Click or tap on a move in the game text for a popout display board.

      White knows that he must promote the f-pawn to create enough force to checkmate. Promoting to a knight or bishop makes a draw because White doesn’t conjure enough power, while 1. f8=Q?? is just as bad for effecting a stalemate. 1. f8=R! Kh6 2. Rh8# is the answer.

      The greater the number of pieces on the board, the more difficult it can be to see its truth. This one is harder than the first because there are 20 units on the board rather than three. White had just played 24. Rb4 in Mikenas-Bronstein, 1965 USSR championship, then it’s Black to play and win:

      Black is thinking wishfully, not logically, on 24…Qe1+?, because White won’t play the useless interposition 25. Rxe1?? Rxe1+ 26. Qf1 Rxf1#, but instead the useful interposition 25. Qf1!.

      In positions like this, chessplayers learn to think: “I could deliver checkmate if…”. Black sees that 24…Qe1+? doesn’t work because White has two defenders for the back rank. Black thinks: “I could deliver checkmate if… I can lure the white rook off the back rank, or distract the white queen from her sight of the back rank”.

      In the bigger picture, Black thinks: “All combinations are based on a double attack” (as grandmaster Fine said in Chess the Easy Way) and “The chessplayer’s desire is to cause the opponent to want to make two moves in a row” (said correspondence world champion Purdy).

      Grandmaster Bronstein uncorked 24…Rxa3!!.

      24…Rxa3!! is a double attack, forking the white queen and rook.

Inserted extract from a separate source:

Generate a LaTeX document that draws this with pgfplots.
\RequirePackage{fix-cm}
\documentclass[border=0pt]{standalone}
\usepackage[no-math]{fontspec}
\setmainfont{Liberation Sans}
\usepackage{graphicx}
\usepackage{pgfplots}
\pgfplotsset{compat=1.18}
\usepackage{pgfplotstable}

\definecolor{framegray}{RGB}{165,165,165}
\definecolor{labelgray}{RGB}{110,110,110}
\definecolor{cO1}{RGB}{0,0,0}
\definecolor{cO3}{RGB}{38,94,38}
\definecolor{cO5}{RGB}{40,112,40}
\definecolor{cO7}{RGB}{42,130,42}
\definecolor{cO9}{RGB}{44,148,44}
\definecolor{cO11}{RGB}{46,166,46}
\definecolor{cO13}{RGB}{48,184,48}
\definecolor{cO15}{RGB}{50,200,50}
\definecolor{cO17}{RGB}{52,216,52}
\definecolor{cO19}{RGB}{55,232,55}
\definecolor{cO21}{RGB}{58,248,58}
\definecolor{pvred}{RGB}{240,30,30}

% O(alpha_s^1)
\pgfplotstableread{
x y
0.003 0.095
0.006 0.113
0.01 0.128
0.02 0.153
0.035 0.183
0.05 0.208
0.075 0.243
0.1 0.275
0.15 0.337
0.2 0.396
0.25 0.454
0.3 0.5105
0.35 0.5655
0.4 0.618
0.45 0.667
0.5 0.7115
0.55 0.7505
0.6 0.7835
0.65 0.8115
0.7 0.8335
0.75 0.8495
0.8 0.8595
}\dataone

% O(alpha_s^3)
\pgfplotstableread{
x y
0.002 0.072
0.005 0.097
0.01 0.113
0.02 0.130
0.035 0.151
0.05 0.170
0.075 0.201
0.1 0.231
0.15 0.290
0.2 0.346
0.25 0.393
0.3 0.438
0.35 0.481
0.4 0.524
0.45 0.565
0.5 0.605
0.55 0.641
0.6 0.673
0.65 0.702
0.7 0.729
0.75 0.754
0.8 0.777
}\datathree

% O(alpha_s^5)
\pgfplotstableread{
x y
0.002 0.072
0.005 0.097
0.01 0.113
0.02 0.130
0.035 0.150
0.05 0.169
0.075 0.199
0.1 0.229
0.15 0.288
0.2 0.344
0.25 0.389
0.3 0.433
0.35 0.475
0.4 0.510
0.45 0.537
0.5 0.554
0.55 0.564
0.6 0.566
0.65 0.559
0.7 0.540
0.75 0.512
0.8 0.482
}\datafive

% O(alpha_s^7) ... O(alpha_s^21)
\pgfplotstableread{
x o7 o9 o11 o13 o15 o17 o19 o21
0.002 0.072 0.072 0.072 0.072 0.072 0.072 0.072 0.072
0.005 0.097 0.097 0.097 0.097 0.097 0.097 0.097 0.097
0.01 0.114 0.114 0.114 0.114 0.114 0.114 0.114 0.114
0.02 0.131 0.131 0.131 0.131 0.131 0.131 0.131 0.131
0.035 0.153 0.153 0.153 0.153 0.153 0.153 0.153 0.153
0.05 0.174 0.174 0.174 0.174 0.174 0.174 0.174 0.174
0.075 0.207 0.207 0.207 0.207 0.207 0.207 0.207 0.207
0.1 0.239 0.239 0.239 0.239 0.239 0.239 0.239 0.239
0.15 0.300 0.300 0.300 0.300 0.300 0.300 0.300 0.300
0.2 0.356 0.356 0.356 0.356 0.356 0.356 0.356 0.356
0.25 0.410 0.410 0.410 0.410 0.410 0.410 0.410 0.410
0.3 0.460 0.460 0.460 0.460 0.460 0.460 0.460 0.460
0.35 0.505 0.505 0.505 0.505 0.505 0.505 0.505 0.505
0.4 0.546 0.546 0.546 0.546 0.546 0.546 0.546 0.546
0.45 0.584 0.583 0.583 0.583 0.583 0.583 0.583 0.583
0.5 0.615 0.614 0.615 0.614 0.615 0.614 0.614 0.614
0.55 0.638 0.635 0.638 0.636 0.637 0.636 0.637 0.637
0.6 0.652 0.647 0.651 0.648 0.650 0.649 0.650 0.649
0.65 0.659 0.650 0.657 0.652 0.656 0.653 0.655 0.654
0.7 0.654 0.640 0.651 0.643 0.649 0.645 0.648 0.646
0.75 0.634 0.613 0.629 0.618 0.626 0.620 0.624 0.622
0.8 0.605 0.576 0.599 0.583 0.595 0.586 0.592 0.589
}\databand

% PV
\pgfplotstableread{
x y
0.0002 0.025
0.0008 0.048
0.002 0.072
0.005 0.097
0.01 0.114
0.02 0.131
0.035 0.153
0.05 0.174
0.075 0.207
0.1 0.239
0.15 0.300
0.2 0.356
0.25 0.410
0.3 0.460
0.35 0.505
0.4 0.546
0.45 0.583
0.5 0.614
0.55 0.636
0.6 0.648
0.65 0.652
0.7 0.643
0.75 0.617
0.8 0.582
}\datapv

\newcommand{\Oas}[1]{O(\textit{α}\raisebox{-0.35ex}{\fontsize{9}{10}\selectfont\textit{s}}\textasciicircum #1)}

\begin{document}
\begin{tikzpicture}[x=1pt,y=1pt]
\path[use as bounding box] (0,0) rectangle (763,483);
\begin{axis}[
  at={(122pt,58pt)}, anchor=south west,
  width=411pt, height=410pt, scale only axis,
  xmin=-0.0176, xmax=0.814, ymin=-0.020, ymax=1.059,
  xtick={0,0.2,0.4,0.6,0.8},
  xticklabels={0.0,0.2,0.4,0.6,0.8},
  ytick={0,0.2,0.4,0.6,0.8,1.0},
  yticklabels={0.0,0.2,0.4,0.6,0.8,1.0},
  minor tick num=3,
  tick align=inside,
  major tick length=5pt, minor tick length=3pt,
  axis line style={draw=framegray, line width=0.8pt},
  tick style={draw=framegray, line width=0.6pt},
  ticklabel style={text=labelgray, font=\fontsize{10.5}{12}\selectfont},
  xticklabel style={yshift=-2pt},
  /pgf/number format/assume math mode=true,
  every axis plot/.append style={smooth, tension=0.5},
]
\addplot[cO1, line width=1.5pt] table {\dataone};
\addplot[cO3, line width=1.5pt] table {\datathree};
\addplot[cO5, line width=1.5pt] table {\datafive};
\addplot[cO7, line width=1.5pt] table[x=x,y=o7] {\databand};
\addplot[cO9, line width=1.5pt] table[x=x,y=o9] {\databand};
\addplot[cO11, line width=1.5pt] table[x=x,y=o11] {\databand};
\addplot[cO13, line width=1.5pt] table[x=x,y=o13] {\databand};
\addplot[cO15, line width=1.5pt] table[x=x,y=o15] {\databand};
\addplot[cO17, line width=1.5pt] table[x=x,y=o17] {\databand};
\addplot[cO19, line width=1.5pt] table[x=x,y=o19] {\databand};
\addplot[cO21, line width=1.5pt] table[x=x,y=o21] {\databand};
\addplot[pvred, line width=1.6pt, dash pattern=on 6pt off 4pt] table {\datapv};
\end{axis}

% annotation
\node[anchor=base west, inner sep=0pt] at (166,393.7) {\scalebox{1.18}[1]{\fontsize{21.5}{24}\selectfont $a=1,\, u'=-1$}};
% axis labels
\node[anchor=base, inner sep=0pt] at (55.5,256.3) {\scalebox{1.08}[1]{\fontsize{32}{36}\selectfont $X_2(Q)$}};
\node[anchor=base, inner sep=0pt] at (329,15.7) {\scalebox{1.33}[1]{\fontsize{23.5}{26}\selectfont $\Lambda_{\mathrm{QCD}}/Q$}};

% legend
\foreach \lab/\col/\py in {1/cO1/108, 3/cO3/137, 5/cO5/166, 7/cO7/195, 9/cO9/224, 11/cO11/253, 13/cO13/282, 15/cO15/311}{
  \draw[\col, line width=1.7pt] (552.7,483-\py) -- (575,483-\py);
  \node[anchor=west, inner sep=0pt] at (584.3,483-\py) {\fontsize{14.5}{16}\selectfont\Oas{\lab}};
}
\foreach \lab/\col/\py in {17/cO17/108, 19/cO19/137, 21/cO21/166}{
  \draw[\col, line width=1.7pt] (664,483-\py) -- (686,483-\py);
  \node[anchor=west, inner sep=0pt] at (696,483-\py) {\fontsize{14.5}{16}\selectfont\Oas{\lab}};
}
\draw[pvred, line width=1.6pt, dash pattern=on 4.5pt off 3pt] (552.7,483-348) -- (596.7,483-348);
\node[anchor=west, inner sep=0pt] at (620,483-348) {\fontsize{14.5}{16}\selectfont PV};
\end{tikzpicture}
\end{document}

The queen mustn’t capture because she loses sight of the back rank: 25. Qxa3 (White would like to make two moves, capturing on a3, plus h2-h3 to make a flight square) Qe1+ 26. Rxe1 Rxe1#. The rook musn’t capture because the queen interposition beomes useless: 25. Rxa3 Qe1+ 26. Qf1 Qxf1#. The b2-pawn is pinned: 25.bxa3 Qxa1+ 26.Rb1 Re1+ 27.Qf1 Rxf1+ 28.Rxf1 Qxf1#.

      The first example position had three units, and was easiest to grasp. The second example used 20 units, hard enough to demand clever thinking. Which position is hardest of all?

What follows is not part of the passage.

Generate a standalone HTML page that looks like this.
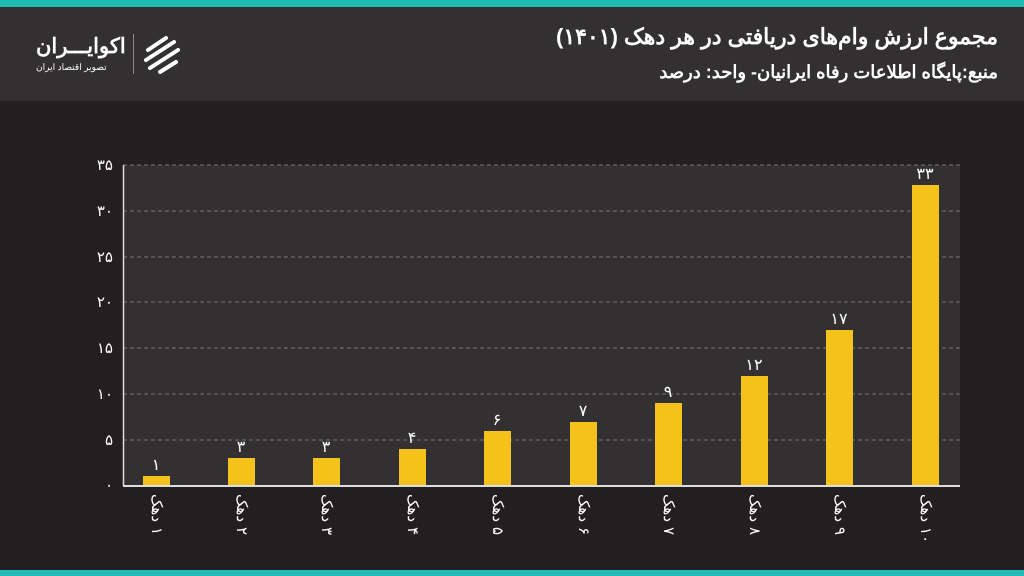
<!DOCTYPE html>
<html><head><meta charset="utf-8"><style>
body{margin:0;width:1024px;height:576px;background:#231f20;overflow:hidden;position:relative;font-family:"Liberation Sans","Noto Sans CJK SC",sans-serif;color:#fff}
.top{position:absolute;left:0;top:0;width:1024px;height:7px;background:#21bbb6}
.bot{position:absolute;left:0;top:570px;width:1024px;height:6px;background:#21bbb6}
.hdr{position:absolute;left:0;top:7px;width:1024px;height:94px;background:#333031}
.t1{position:absolute;right:26px;top:24px;font-size:22px;font-weight:bold;direction:rtl}
.t2{position:absolute;right:26px;top:62px;font-size:18px;font-weight:bold;direction:rtl}
.xl{position:absolute;top:494px;width:70px;height:18px;display:flex;direction:ltr;gap:5px;font-size:15px;line-height:18px;transform-origin:0 0;transform:rotate(90deg)}
</style></head><body>
<div class="top"></div><div class="hdr"></div><div class="bot"></div>
<div class="t1">مجموع ارزش وام‌های دریافتی در هر دهک (۱۴۰۱)</div>
<div class="t2">منبع:پایگاه اطلاعات رفاه ایرانیان- واحد: درصد</div>
<div style="position:absolute;left:36px;top:34px;font-size:21px;font-weight:bold;direction:rtl">اکوایـــران</div>
<div style="position:absolute;left:36px;top:62px;font-size:9px;direction:rtl">تصویر اقتصاد ایران</div>
<div style="position:absolute;left:133px;top:34px;width:1px;height:40px;background:#888"></div>
<svg style="position:absolute;left:140px;top:32px" width="44" height="44" viewBox="0 0 44 44"><g stroke="#fff" stroke-width="4" fill="none" stroke-linecap="round"><path d="M8 18 L26 6"/><path d="M6 28 L34 10"/><path d="M10 36 L38 18"/><path d="M20 40 L36 30"/></g></svg>
<svg width="1024" height="576" style="position:absolute;left:0;top:0" font-family="Liberation Sans, Noto Sans CJK SC, sans-serif">
<rect x="123" y="165" width="837" height="320" fill="#333031"/>
<g stroke="#777" stroke-dasharray="4,3" stroke-width="1">
<line x1="123" x2="960" y1="165" y2="165"/><line x1="123" x2="960" y1="211" y2="211"/><line x1="123" x2="960" y1="257" y2="257"/><line x1="123" x2="960" y1="302" y2="302"/><line x1="123" x2="960" y1="348" y2="348"/><line x1="123" x2="960" y1="394" y2="394"/><line x1="123" x2="960" y1="440" y2="440"/></g>
<line x1="123.5" y1="165" x2="123.5" y2="486" stroke="#ddd" stroke-width="1.5"/>
<line x1="123" y1="486" x2="960" y2="486" stroke="#ddd" stroke-width="2"/>
<g fill="#fff" font-size="15" text-anchor="end">
<text x="113" y="170">۳۵</text><text x="113" y="216">۳۰</text><text x="113" y="262">۲۵</text><text x="113" y="307">۲۰</text><text x="113" y="353">۱۵</text><text x="113" y="399">۱۰</text><text x="113" y="445">۵</text><text x="113" y="490">۰</text></g>
<g fill="#f4c21a">
<rect x="143" y="476" width="27" height="9"/><rect x="228" y="458" width="27" height="27"/><rect x="313" y="458" width="27" height="27"/><rect x="399" y="449" width="27" height="36"/><rect x="484" y="431" width="27" height="54"/><rect x="570" y="422" width="27" height="63"/><rect x="655" y="403" width="27" height="82"/><rect x="741" y="376" width="27" height="109"/><rect x="826" y="330" width="27" height="155"/><rect x="912" y="185" width="27" height="300"/></g>
<g fill="#fff" font-size="16" text-anchor="middle">
<text x="156" y="470">۱</text><text x="241" y="452">۳</text><text x="326" y="452">۳</text><text x="412" y="443">۴</text><text x="497" y="425">۶</text><text x="583" y="416">۷</text><text x="668" y="397">۹</text><text x="754" y="370">۱۲</text><text x="839" y="324">۱۷</text><text x="925" y="179">۳۳</text></g>
</svg>
<div class="xl" style="left:165px"><span>دهک</span><span>۱</span></div>
<div class="xl" style="left:250px"><span>دهک</span><span>۲</span></div>
<div class="xl" style="left:335px"><span>دهک</span><span>۳</span></div>
<div class="xl" style="left:421px"><span>دهک</span><span>۴</span></div>
<div class="xl" style="left:506px"><span>دهک</span><span>۵</span></div>
<div class="xl" style="left:592px"><span>دهک</span><span>۶</span></div>
<div class="xl" style="left:677px"><span>دهک</span><span>۷</span></div>
<div class="xl" style="left:763px"><span>دهک</span><span>۸</span></div>
<div class="xl" style="left:848px"><span>دهک</span><span>۹</span></div>
<div class="xl" style="left:934px"><span>دهک</span><span>۱۰</span></div>
</body></html>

      The initial position is the most trying of all, and the opening in general the most difficult phase. The unparalleled chess teacher Purdy said it’s impossible to play the opening perfectly, though it’s easy to play reasonably if you stick to the principles and keep alert to tactics.

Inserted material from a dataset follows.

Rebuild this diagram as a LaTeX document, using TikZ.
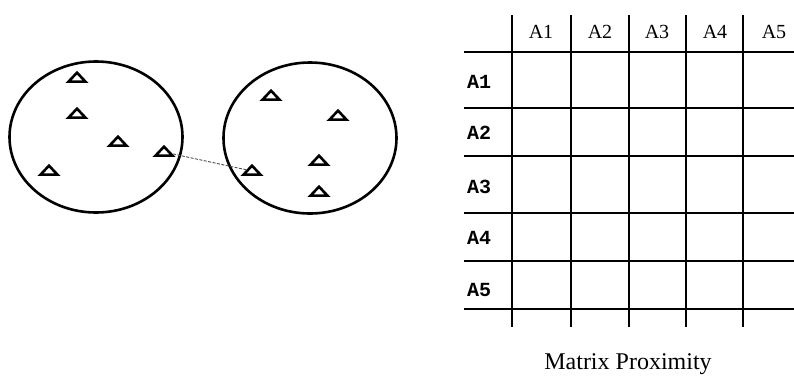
\documentclass[tikz,border=0pt]{standalone}
\usepackage{fontspec}
\setmainfont{Liberation Serif}
\newfontfamily\rowfont{Liberation Mono}
\usetikzlibrary{shapes.geometric, positioning}

\begin{document}
\begin{tikzpicture}[
    x=1pt, y=-1pt,
    cluster/.style={draw, ellipse, line width=2.6pt, minimum width=173pt, minimum height=151pt, inner sep=0pt},
    tri/.style={draw, isosceles triangle, isosceles triangle stretches, shape border rotate=90, line width=2.6pt, minimum width=17pt, minimum height=9pt, inner sep=0pt},
    link/.style={draw, line width=0.9pt, black!70, dash pattern=on 3pt off 1.5pt},
    grid/.style={line width=1.3pt},
    colhead/.style={font=\fontsize{20}{24}\selectfont},
    rowhead/.style={font=\rowfont\bfseries\fontsize{20}{24}\selectfont},
    caption/.style={font=\fontsize{24}{28}\selectfont}
]
\useasboundingbox (0,0) rectangle (794,376);

% two clusters
\node[cluster] (c1) at (96,137) {};
\node[cluster] (c2) at (310,138) {};

\node[tri] (a1) at (77,78) {};
\node[tri] (a2) at (77,114) {};
\node[tri] (a3) at (118,142) {};
\node[tri] (a4) at (164,152) {};
\node[tri] (a5) at (49,171) {};

\node[tri] (b1) at (271,96) {};
\node[tri] (b2) at (338,116) {};
\node[tri] (b3) at (319,161) {};
\node[tri] (b4) at (252,171) {};
\node[tri] (b5) at (319,192) {};

\draw[link] (a4) -- (b4);

% proximity matrix
\draw[grid] (512,15) -- (512,327);
\draw[grid] (571,15) -- (571,327);
\draw[grid] (629,15) -- (629,327);
\draw[grid] (686,15) -- (686,327);
\draw[grid] (743,15) -- (743,327);

\draw[grid] (464,52) -- (794,52);
\draw[grid] (464,108) -- (794,108);
\draw[grid] (464,156) -- (794,156);
\draw[grid] (464,213) -- (794,213);
\draw[grid] (464,261) -- (794,261);
\draw[grid] (464,309) -- (794,309);

\node[colhead] (h1) at (541,32) {A1};
\node[colhead] (h2) at (600,32) {A2};
\node[colhead] (h3) at (657,32) {A3};
\node[colhead] (h4) at (715,32) {A4};
\node[colhead] (h5) at (774,32) {A5};

\node[rowhead] (r1) at (479,82) {A1};
\node[rowhead] (r2) at (479,133) {A2};
\node[rowhead] (r3) at (479,187) {A3};
\node[rowhead] (r4) at (479,238) {A4};
\node[rowhead] (r5) at (479,290) {A5};

\node[caption] (title) at (628,364) {Matrix Proximity};

\end{tikzpicture}
\end{document}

      Club players try to emulate the opening play of top-flight players, but as soon as their memory fails (or does not apply), they’re on their own. That’s when they must rely on their knowledge of the principles, and when their tactical ability takes the wheel. Club players have a hard time learning that no one loses games in the opening because they’re bad at opening play; they lose games in the opening because they’re bad at tactics.

      My chess teacher says you don’t have to know anything about masterly openings play, as long as you’re better at tactics than your opponent, and especially when you’re willing to take some risk to bring about opening positions where tactics prevail.

      This book is about an openings novelty I hatched while:

  • Following my teacher’s advice that we should not try to play “good openings” like masters, but to play “bad openings well” like tacticians;
  • Tracing the positional logic of each step of the ancient King’s Gambit, and letting that logic lead to a variation that doesn’t exist in modern openings theory. It doesn’t exist because modern openings theory is written by top-flight players, whereas my opponents are at the club level; and
  • While practicing this non-existent opening, being inspired by a Paul Morphy blindfold exhibition game to work around a positional defect that’s always troubled Bishop’s Gambit players.

      I’ve had great fun while demonstrating my novelty, and an unexpected win rate, but this is not “an openings book”.

      Opening books promise on the cover: If you do this opening like I say, you will win (books like ‘Winning with the Hullygully Attack’ and ‘The Foobarblasm Opening as Black’), which is hogwash. All I want to say with this book is opening theory doesn’t apply to players like us, and theory doesn’t solve our problems (books of opening theory are nothing but roadmaps to the middlegame). But thinking on our own can answer questions that our openings libraries have never even asked.

      I also want to say with this book that my chess teacher is right about how students should handle the opening, and other chess teachers are wrong. His students understand the difference between “good chess” and “bad chess played well”, take hold, and run with it. When students grow into masters, then they can play “good openings”. Until then, practice tactics in “bad (in theory, bad for unnecessary risk; in practice, golden) openings played well”.

      My teacher would recommend that students avoid the Double Bishop’s Gambit; he’d say it’s too complicated. (I tell my students ‘this is what I do, but I do not want you to do this!’.) But he might also say ‘look at how the writer used his Paul Morphy lessons to solve an old problem’.